How do you win the Amazon Buy Box consistently?
Winning the Buy Box once doesn't move revenue. Holding it consistently across your top ASINs over time does, and that requires managing all five factors together, not just one.
Actions to improve Buy Box percentage:
- Enroll in FBA for your highest-volume ASINs, the fulfillment advantage is the fastest path to a higher Buy Box percentage for most sellers
- Set competitive landed pricing across all active listings, review competitor prices daily on high-velocity SKUs using a repricer or manual audit
- Keep inventory above 30 days of cover at Amazon's fulfillment centers, stockouts immediately remove you from rotation and recovery is not instant
- Monitor ODR, late shipment rate, and valid tracking rate weekly in Account Health, address any metric trending toward its threshold before it crosses
- For FBM sellers, enroll in Premium Shipping programs and evaluate SFP qualification if on-time delivery is consistently above the required threshold
- For multi-seller ASINs, check the "Other Sellers on Amazon" panel daily to track competitor pricing and fulfillment method changes
Seller Type | Highest-Impact Action | Secondary Action |
FBA seller losing Buy Box | Reprice to match or beat landed price | Check inventory levels and restock |
FBM seller losing to FBA | Evaluate FBA enrollment for top ASINs | Enable Premium Shipping or pursue SFP |
New seller, low Buy Box % | Use FBA from day one, keep pricing competitive | Monitor ODR carefully; avoid early metric damage |
Brand with Vendor Central | Vendor Central rarely rotates with 3P, 3P wins only when VC is out of stock | Maintain inventory planning to avoid VC stockouts |
Factors to consider when optimizing for the Amazon Buy Box
Fulfillment infrastructure and delivery speed
Since the 2025 algorithm shift, delivery speed carries an estimated 25–30% weight in Buy Box decisions, up from roughly 15% previously. Sellers without a fast fulfillment path are at a structural disadvantage regardless of how aggressively they price, because same-day and next-day offers now win the Buy Box 18% more often than standard shipping offers.
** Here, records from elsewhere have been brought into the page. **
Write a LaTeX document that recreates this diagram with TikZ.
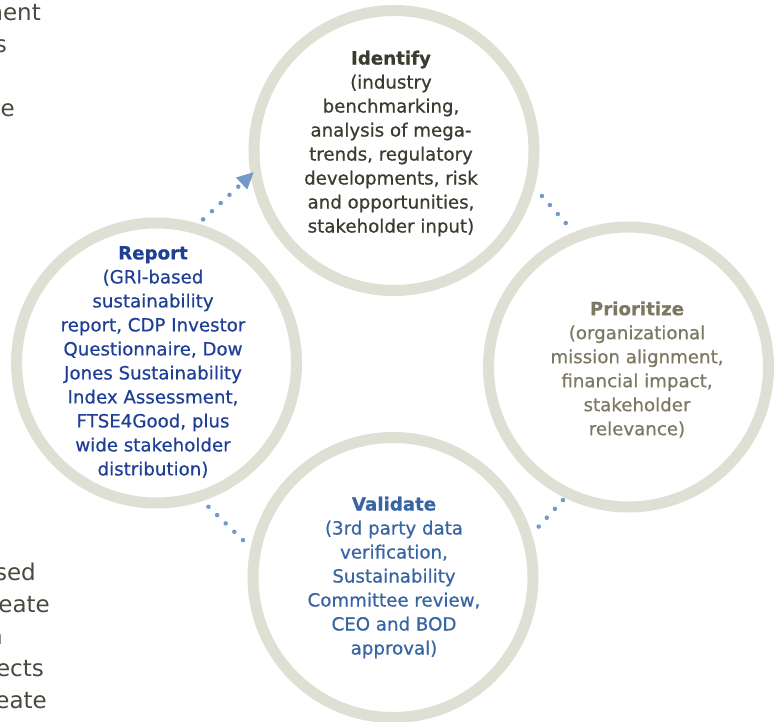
\documentclass[tikz,border=0pt]{standalone}
\usepackage{fontspec}
\setmainfont{DejaVu Sans}
\newfontfamily\bodyfont{DejaVu Sans}[FakeBold=0.6]
\usetikzlibrary{arrows.meta,calc}
\definecolor{ringcol}{HTML}{DFDFD3}
\definecolor{identcol}{HTML}{3D3B2F}
\definecolor{priocol}{HTML}{7C7862}
\definecolor{reportcol}{HTML}{1F3F97}
\definecolor{validcol}{HTML}{3765A4}
\definecolor{dotcol}{HTML}{7398C9}
\definecolor{sidecol}{HTML}{4A493F}
\begin{document}
\begin{tikzpicture}[x=1pt,y=1pt,
  ringc/.style={circle, draw=ringcol, line width=11pt, minimum size=280pt, inner sep=0pt},
  lbl/.style={align=center, font=\bodyfont\fontsize{18.2}{24}\selectfont, inner sep=0pt},
  dotline/.style={draw=dotcol, line width=4.5pt, line cap=round, dash pattern=on 0pt off 12pt},
  sidetxt/.style={anchor=base east, font=\fontsize{23}{32}\selectfont, text=sidecol, inner sep=0pt}]
\useasboundingbox (0,0) rectangle (776,721);
\clip (0,0) rectangle (776,721);
\fill[white] (0,0) rectangle (776,721);

% cut-off side texts
\node[sidetxt] (s1) at (41,700.5) {ment};
\node[sidetxt] (s2) at (7,668.5) {s};
\node[sidetxt] (s3) at (15,604.5) {ze};
\node[sidetxt] (s4) at (36,141) {sed};
\node[sidetxt] (s5) at (50,109) {reate};
\node[sidetxt] (s6) at (3,77) {n};
\node[sidetxt] (s7) at (44,45) {ects};
\node[sidetxt] (s8) at (47,13) {eate};

% circles
\node[ringc] (identify) at (394,570.5) {};
\node[ringc] (report) at (156.5,358) {};
\node[ringc] (prioritize) at (628.5,354) {};
\node[ringc] (validate) at (393,143.5) {};

% texts
\node[lbl, text=identcol] (identifytext) at (391,577.5)
  {\textbf{Identify}\\(industry\\benchmarking,\\analysis of mega-\\trends, regulatory\\developments, risk\\and opportunities,\\stakeholder input)};
\node[lbl, text=priocol] (prioritizetext) at (637,351.5)
  {\textbf{Prioritize}\\(organizational\\mission alignment,\\financial impact,\\stakeholder\\relevance)};
\node[lbl, text=reportcol] (reporttext) at (153,359)
  {\textbf{Report}\\(GRI-based\\sustainability\\report, CDP Investor\\Questionnaire, Dow\\Jones Sustainability\\Index Assessment,\\FTSE4Good, plus\\wide stakeholder\\distribution)};
\node[lbl, text=validcol] (validatetext) at (394,143.5)
  {\textbf{Validate}\\(3rd party data\\verification,\\Sustainability\\Committee review,\\CEO and BOD\\approval)};

% connectors
\coordinate (ria) at ($(report.center)+(72:151)$);
\coordinate (rib) at ($(identify.center)+(188.7:141.6)$);
\coordinate (ipa) at ($(identify.center)+(-17.1:154.8)$);
\coordinate (ipb) at ($(prioritize.center)+(112.2:146.3)$);
\coordinate (pva) at ($(prioritize.center)+(243.8:148.3)$);
\coordinate (pvb) at ($(validate.center)+(19.2:154)$);
\coordinate (vra) at ($(validate.center)+(166:154.6)$);
\coordinate (vrb) at ($(report.center)+(-70.2:152.5)$);

\draw[dotline, -{Triangle[length=17pt,width=15pt]}] (ria) -- (rib);
\draw[dotline] (ipa) -- (ipb);
\draw[dotline] (pva) -- (pvb);
\draw[dotline] (vra) -- (vrb);
\end{tikzpicture}
\end{document}
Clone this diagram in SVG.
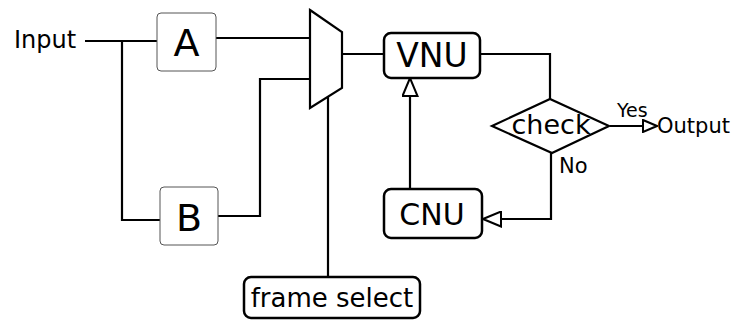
<svg xmlns="http://www.w3.org/2000/svg" width="735" height="320" viewBox="0 0 735 320">
<style>
text{font-family:"DejaVu Sans",sans-serif;fill:#000}
.w{fill:none;stroke:#000;stroke-width:2.2}
.bx{fill:#fff;stroke:#000;stroke-width:2.5}
.tb{fill:#fff;stroke:#555;stroke-width:1}
</style>
<defs>
<marker id="ah" markerWidth="16" markerHeight="14" viewBox="0 0 16 14" refX="15" refY="7" markerUnits="userSpaceOnUse" orient="auto">
<path d="M1,1 L15,7 L1,13 Z" fill="#fff" stroke="#000" stroke-width="2"/>
</marker>
<marker id="ah2" markerWidth="20" markerHeight="17" viewBox="0 0 20 17" refX="19" refY="8.5" markerUnits="userSpaceOnUse" orient="auto">
<path d="M1,1 L19,8.5 L1,16 Z" fill="#fff" stroke="#000" stroke-width="2"/>
</marker>
</defs>
<g id="connectors">
<path class="w" d="M85,41 H157"/>
<path class="w" d="M122,41 V220 H160"/>
<path class="w" d="M216,38 H310"/>
<path class="w" d="M218,216 H260 V79 H310"/>
<path class="w" d="M328,97 V277"/>
<path class="w" d="M342,54 H384"/>
<path class="w" d="M480,54 H550 V99"/>
<path class="w" d="M610,126 H657" marker-end="url(#ah)"/>
<path class="w" d="M551,153 V219 H483" marker-end="url(#ah2)"/>
<path class="w" d="M410,189 V78" marker-end="url(#ah2)"/>
</g>
<g id="input"><text x="14" y="48" font-size="24">Input</text></g>
<g id="A"><rect class="tb" x="157" y="13" width="59" height="58" rx="4"/><text x="186.5" y="56" font-size="38" text-anchor="middle">A</text></g>
<g id="B"><rect class="tb" x="160" y="187" width="58" height="58" rx="4"/><text x="189" y="231" font-size="38" text-anchor="middle">B</text></g>
<g id="mux"><path class="w" d="M310,10 L342,32 V88 L310,108 Z" fill="#fff"/></g>
<g id="VNU"><rect class="bx" x="384" y="33" width="96" height="45" rx="7"/><text x="432" y="67" font-size="33" text-anchor="middle">VNU</text></g>
<g id="CNU"><rect class="bx" x="384" y="189" width="98" height="49" rx="7"/><text x="432" y="225" font-size="30" text-anchor="middle">CNU</text></g>
<g id="check"><path class="w" d="M492,126 L550,99 L609,126 L552,153 Z" fill="#fff"/><text x="551" y="134" font-size="27" text-anchor="middle">check</text></g>
<g id="frame"><rect class="bx" x="244" y="277" width="176" height="41" rx="7"/><text x="332" y="307" font-size="26" text-anchor="middle">frame select</text></g>
<g id="labels">
<text x="617" y="117" font-size="19">Yes</text>
<text x="657" y="133" font-size="21">Output</text>
<text x="559" y="173" font-size="21">No</text>
</g>
</svg>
Pricing strategy and repricing cadence
Competitive pricing still matters, but competing on price alone without improving delivery speed or metrics leads to margin compression with no sustainable Buy Box advantage. Nova Analytics estimates price now carries roughly 25% weight, down from around 35%, repricing should be paired with fulfillment improvements, not treated as the primary lever.
Inventory planning and stockout risk
Stockouts are the most immediate Buy Box killer. A single out-of-stock event removes you from rotation instantly, and rebuilding your position once restocked can take several days depending on competitor activity and your account standing, the exact recovery time is not documented by Amazon and varies by product.
Seller account health and metric maintenance
ODR violations and late shipment spikes can suppress Buy Box eligibility faster than any pricing or fulfillment gap. Metrics must be actively managed, not just reviewed after a problem appears. Waiting for a threshold breach before acting is too late.
Multi-seller competition and channel dynamics
On ASINs with multiple sellers, particularly those with Vendor Central involvement, Buy Box dynamics change. Vendor Central almost never rotates with third-party sellers. Third-party competition is most viable when Vendor Central inventory runs out, making VC stockout monitoring a real opportunity for 3P sellers on shared ASINs.